By the time Gerald came in, Mrs. Sneyd was in a condition of almost bird-like agitation. Big woman though she was, she fluttered. She had twice made up her mind to carry her case down to the end of the road and go by bus, and twice she had unmade it. By turns, she had considered sending a wire and stopping the night; stopping the night without sending a wire; and even sending a wire in any case saying that she was coming when she could get there. Gerald's entry shortly after seven proved a disconcerting simplification.

But Gerald was hungry; he wanted his dinner. At the first signs of appetite, however, Mrs. Sneyd's agitation increased. He tried to soothe her. He assured her that if they left now they would be too early. But she would not listen to him. When she began once more to talk of sending a wire and staying on until the morning, Gerald saw that there was nothing for it but to take her at once.

Alice did not accompany them. She complained of feeling tired and said good-bye on the doorstep. Mrs. Sneyd on her part was almost overcome by a sudden return of gratitude. She kissed Alice both with her veil up and with it down. If ever, she said significantly, she could do as much for Alice, Alice had only to ask her.

“I settled up with the undertaker,” Gerald remarked as they drove along together.

“I'm glad,” Mrs. Sneyd remarked complacently. “He seemed such a nice sort.”

“He promised to attend to everything,” said Gerald.

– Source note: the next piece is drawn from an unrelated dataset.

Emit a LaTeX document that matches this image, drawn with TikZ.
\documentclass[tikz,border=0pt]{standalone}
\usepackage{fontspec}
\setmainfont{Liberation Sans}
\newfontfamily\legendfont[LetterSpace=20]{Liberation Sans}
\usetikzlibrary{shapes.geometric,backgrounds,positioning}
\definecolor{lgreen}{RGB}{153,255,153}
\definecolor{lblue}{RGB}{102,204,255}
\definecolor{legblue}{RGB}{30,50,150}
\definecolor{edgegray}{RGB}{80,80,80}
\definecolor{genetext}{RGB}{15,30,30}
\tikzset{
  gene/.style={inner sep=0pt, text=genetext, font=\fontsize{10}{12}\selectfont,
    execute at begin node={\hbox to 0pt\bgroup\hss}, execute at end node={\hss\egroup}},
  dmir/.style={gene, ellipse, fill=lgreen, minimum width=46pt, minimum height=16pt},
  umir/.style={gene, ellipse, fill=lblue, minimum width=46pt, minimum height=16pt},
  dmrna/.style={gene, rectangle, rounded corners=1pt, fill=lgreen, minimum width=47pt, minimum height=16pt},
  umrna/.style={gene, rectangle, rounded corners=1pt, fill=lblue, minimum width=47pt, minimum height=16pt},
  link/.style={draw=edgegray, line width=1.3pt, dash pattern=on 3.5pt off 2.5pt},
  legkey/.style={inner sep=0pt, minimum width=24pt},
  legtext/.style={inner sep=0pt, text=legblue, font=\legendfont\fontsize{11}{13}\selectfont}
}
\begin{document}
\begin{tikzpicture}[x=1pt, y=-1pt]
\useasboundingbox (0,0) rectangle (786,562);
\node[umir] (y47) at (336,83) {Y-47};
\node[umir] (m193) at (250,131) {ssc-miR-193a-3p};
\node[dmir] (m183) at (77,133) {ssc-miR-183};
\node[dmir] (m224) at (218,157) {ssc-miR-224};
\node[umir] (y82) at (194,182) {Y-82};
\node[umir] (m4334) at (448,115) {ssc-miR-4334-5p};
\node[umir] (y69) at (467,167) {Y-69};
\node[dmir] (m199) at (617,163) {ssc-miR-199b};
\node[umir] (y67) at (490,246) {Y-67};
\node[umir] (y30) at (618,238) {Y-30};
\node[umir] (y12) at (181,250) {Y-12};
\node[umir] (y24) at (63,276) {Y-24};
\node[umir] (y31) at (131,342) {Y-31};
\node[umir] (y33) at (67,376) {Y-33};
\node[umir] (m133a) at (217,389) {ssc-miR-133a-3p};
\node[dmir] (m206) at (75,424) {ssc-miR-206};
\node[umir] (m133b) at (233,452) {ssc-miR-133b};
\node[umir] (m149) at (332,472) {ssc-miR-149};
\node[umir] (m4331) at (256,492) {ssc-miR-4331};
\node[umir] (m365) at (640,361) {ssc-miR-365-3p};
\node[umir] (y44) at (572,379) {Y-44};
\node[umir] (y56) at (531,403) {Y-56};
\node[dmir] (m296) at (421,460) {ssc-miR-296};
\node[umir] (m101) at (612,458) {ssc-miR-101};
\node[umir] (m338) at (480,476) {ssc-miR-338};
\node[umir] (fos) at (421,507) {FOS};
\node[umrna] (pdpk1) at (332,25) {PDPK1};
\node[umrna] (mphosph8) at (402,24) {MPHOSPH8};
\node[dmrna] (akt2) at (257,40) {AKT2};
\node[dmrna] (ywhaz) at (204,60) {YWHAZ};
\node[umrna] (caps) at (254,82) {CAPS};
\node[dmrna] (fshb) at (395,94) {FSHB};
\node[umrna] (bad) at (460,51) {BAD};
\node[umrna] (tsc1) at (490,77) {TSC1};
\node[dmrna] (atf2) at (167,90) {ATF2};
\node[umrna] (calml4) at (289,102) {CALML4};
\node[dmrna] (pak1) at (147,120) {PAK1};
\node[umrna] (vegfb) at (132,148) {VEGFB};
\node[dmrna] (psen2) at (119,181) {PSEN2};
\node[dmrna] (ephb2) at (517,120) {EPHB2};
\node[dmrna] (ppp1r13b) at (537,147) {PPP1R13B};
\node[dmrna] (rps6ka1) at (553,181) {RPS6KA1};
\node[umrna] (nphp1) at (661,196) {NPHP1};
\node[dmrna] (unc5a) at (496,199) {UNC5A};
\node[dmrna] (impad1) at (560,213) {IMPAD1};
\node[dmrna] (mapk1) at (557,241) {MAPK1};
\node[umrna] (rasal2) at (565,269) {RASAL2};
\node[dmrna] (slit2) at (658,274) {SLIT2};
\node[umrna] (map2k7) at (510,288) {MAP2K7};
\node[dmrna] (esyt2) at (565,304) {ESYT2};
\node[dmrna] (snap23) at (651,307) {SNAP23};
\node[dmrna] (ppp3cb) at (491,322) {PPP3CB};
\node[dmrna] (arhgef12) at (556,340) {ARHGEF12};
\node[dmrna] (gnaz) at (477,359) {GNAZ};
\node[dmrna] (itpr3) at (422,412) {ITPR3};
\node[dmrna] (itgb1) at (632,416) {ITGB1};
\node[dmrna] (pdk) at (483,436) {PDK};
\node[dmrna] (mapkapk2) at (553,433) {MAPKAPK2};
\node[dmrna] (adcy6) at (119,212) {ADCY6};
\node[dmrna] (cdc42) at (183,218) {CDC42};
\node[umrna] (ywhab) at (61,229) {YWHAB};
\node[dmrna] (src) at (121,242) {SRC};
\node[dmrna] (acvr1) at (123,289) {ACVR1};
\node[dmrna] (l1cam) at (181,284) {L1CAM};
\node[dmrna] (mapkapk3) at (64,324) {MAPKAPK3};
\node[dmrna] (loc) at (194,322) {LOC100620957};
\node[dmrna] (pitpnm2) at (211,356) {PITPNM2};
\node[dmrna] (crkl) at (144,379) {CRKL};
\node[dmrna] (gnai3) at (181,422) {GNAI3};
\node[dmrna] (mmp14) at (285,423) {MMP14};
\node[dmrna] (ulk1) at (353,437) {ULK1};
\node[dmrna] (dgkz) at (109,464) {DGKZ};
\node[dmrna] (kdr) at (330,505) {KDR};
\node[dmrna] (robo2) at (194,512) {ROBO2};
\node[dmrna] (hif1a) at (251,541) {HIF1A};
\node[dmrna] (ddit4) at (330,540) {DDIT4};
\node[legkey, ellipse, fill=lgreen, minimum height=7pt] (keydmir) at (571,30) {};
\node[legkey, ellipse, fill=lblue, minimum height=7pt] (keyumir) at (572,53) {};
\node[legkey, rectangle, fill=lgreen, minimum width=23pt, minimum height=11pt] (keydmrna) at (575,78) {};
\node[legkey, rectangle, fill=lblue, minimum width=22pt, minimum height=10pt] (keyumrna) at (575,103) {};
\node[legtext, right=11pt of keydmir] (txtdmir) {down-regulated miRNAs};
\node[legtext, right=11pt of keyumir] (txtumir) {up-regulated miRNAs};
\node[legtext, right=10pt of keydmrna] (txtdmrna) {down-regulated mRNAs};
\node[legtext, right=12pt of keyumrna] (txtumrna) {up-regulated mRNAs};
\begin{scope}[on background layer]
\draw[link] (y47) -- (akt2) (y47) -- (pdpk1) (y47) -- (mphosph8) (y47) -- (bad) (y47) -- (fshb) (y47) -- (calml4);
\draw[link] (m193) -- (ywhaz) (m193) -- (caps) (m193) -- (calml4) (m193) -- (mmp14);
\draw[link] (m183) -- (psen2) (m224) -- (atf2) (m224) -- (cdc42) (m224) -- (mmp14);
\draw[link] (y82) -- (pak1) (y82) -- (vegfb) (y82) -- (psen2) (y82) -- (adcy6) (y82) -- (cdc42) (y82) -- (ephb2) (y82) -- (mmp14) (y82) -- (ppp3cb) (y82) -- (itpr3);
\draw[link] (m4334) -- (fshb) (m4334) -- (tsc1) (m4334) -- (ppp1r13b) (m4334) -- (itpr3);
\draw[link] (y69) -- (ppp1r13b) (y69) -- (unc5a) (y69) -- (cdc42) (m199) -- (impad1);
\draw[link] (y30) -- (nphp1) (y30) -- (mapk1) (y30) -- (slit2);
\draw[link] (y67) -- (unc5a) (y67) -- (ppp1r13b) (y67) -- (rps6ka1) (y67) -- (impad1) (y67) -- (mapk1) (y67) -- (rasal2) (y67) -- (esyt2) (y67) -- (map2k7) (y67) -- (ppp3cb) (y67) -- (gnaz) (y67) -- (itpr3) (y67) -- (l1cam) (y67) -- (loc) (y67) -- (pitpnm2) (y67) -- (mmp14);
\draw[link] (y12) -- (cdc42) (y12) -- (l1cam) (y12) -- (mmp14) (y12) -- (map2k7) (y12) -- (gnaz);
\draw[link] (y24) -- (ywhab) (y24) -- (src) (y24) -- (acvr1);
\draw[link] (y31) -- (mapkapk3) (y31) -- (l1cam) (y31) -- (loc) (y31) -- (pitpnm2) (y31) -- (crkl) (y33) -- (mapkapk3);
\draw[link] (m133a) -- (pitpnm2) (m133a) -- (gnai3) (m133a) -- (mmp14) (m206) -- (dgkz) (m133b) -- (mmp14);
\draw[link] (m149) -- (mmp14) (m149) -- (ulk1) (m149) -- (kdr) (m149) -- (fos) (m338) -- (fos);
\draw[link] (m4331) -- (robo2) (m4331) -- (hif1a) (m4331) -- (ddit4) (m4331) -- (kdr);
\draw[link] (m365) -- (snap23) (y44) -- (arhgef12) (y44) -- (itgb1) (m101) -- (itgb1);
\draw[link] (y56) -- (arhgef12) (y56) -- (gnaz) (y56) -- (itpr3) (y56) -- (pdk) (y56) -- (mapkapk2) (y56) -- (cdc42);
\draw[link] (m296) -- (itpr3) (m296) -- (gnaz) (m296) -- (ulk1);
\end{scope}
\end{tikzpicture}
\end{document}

Mrs. Sneyd paused. “I don't know what I should have done without you,” she said. “I haven't got fifteen pounds and that's all there is to it.”

She spoke with the carefree abandon of the bankrupt. As Gerald heard her say it, and heard the little self-conscious laugh that accompanied the remark; he knew that his fifteen pounds had gone forever. There would be no talk of paying it back as soon as things had settled down a bit.

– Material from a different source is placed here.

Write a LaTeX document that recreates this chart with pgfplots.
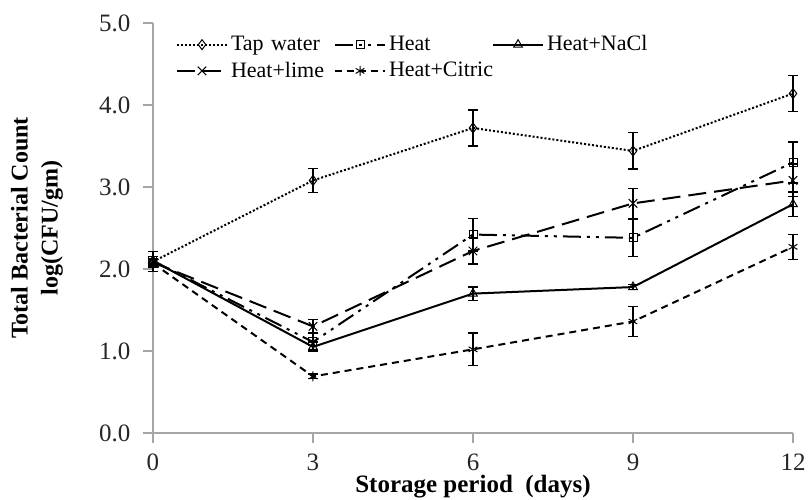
\documentclass[border=0pt]{standalone}
\usepackage{pgfplots}
\pgfplotsset{compat=1.18}
\usepackage{pgfplotstable}
\usepackage{fontspec}
\setmainfont{Liberation Serif}

% day  mean  sd
\pgfplotstableread{
x y e
0 2.09 0.12
3 3.08 0.15
6 3.72 0.22
9 3.44 0.22
12 4.14 0.22
}\tapwater
\pgfplotstableread{
x y e
0 2.10 0.05
3 1.11 0.10
6 2.42 0.20
9 2.38 0.23
12 3.30 0.25
}\heat
\pgfplotstableread{
x y e
0 2.10 0.05
3 1.05 0.06
6 1.70 0.08
9 1.78 0.03
12 2.79 0.15
}\heatnacl
\pgfplotstableread{
x y e
0 2.08 0.05
3 1.30 0.08
6 2.22 0.16
9 2.80 0.18
12 3.08 0.20
}\heatlime
\pgfplotstableread{
x y e
0 2.07 0.05
3 0.69 0.03
6 1.02 0.20
9 1.36 0.18
12 2.27 0.15
}\heatcitric

\begin{document}
\begin{tikzpicture}
\useasboundingbox (-76.5pt,-33pt) rectangle (327.5pt,216.5pt);
\begin{axis}[
    at={(0,0)}, anchor=south west,
    scale only axis,
    width=320pt, height=205pt,
    xmin=0, xmax=12,
    ymin=0, ymax=5,
    xtick={0,3,6,9,12},
    xticklabels={0,3,6,9,12},
    ytick={0,1,2,3,4,5},
    yticklabels={0.0,1.0,2.0,3.0,4.0,5.0},
    axis x line=bottom, axis y line=left,
    axis line style={-, gray!70, line width=0.6pt},
    tick style={gray!70, line width=0.6pt},
    tick align=outside,
    major tick length=5pt,
    ticklabel style={font=\rmfamily\fontsize{12.5}{14}\selectfont, text=black!85},
    yticklabel style={xshift=-2.8pt},
    xticklabel style={inner ysep=1pt, yshift=-4.2pt},
    xlabel={\textbf{Storage period\ \ (days)}},
    ylabel={\textbf{Total Bacterial Count}\\\textbf{log(CFU/gm)}},
    xlabel style={font=\rmfamily\fontsize{12.5}{14}\selectfont, inner sep=0pt,
        at={(axis description cs:0.5,0)}, anchor=center, yshift=-27pt},
    ylabel style={font=\rmfamily\fontsize{12}{15}\selectfont, align=center,
        at={(axis description cs:0,0.5)}, anchor=center, yshift=58pt},
    clip=false,
    every axis plot/.append style={black, line width=1pt},
    error bars/error bar style={black, solid, line width=0.6pt},
    error bars/error mark options={rotate=90, mark size=2.5pt, line width=0.6pt},
    legend image code/.code={%
        \draw[mark repeat=2, mark phase=2, #1] plot coordinates {(0pt,0pt)(12.5pt,0pt)(25pt,0pt)};},
    legend columns=3,
    legend cell align=left,
    legend style={draw=none, fill=none, at={(0.026,0.99)}, anchor=north west,
        font=\rmfamily\fontsize{11}{12.5}\selectfont,
        nodes={text width=50pt, inner xsep=1.5pt, align=left},
        /tikz/every even column/.append style={column sep=0pt},
        /tikz/every odd column/.append style={column sep=0pt},
        /tikz/column 2/.append style={column sep=5pt},
        /tikz/column 4/.append style={column sep=-4pt},
        row sep=0pt},
]

\addplot[densely dotted, mark=diamond, mark size=2.5pt, mark options={solid, line width=0.5pt},
    error bars/.cd, y dir=both, y explicit]
    table[x=x, y=y, y error=e] {\tapwater};
\addlegendentry{Tap water}

\addplot[dash pattern=on 9pt off 3pt on 1.5pt off 3pt on 1.5pt off 3pt, mark=square, mark size=2pt,
    mark options={solid, line width=0.5pt},
    error bars/.cd, y dir=both, y explicit]
    table[x=x, y=y, y error=e] {\heat};
\addlegendentry{Heat}

\addplot[solid, mark=triangle, mark size=2.5pt, mark options={solid, line width=0.5pt},
    error bars/.cd, y dir=both, y explicit]
    table[x=x, y=y, y error=e] {\heatnacl};
\addlegendentry{Heat+NaCl}

\addplot[dash pattern=on 9pt off 4pt, mark=x, mark size=3pt, mark options={solid, line width=0.5pt},
    error bars/.cd, y dir=both, y explicit]
    table[x=x, y=y, y error=e] {\heatlime};
\addlegendentry{Heat+lime}

\addplot[dash pattern=on 3.5pt off 2.5pt, mark=asterisk, mark size=2.5pt, mark options={solid, line width=0.5pt},
    error bars/.cd, y dir=both, y explicit]
    table[x=x, y=y, y error=e] {\heatcitric};
\addlegendentry{Heat+Citric}

\end{axis}
\end{tikzpicture}
\end{document}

They arrived at the station ridiculously early and there was nothing to do but hang about waiting for the train to be pushed in backwards. Mrs. Sneyd did not say much. Her remarks were mostly vague and associated
in some way with the tragedy from which they were emerging. “Poor Stan,” she would observe, “they did all they could for him;” or “I shall never forgive myself for not being there; never.” But for the most part she sat on the long station seat polishing the toes of her shoes against her stockings and staring aimlessly at the crowds on the platforms.

By the time he had seen her into the corner of the compartment—a swathed, sepulchral figure against the rich red of the third-class upholstery—he felt really sorry for her again. There was going to be plenty of time for thought on that journey; and they wouldn't be particularly pleasant thoughts either. She had lost everything; and, no matter how much she might try to conceal the fact from herself with her tea and aspirin and Sleepene, she must know it. No one was ever going to take care of her again, as Mr. Sneyd in his infatuation had tried to do.

In a sense it was her fault: she had married a man twenty years her senior and he simply hadn't lasted out. She was forty-two herself now and short of breath after going upstairs. The future promised nothing better than an endless condition of hope, which in the nature of things was bound to be disappointed.

To cheer her up, Gerald bought her an evening paper and a shiny weekly. It was the shiny weekly that she appreciated. The world of luxury and society somehow made poverty and loneliness seem a great deal easier to bear. Looking at pictures of Ascot and Lords and the Riviera it was possible to forget all about Station Approach and St. Martin's Hospital and Mr. Umble.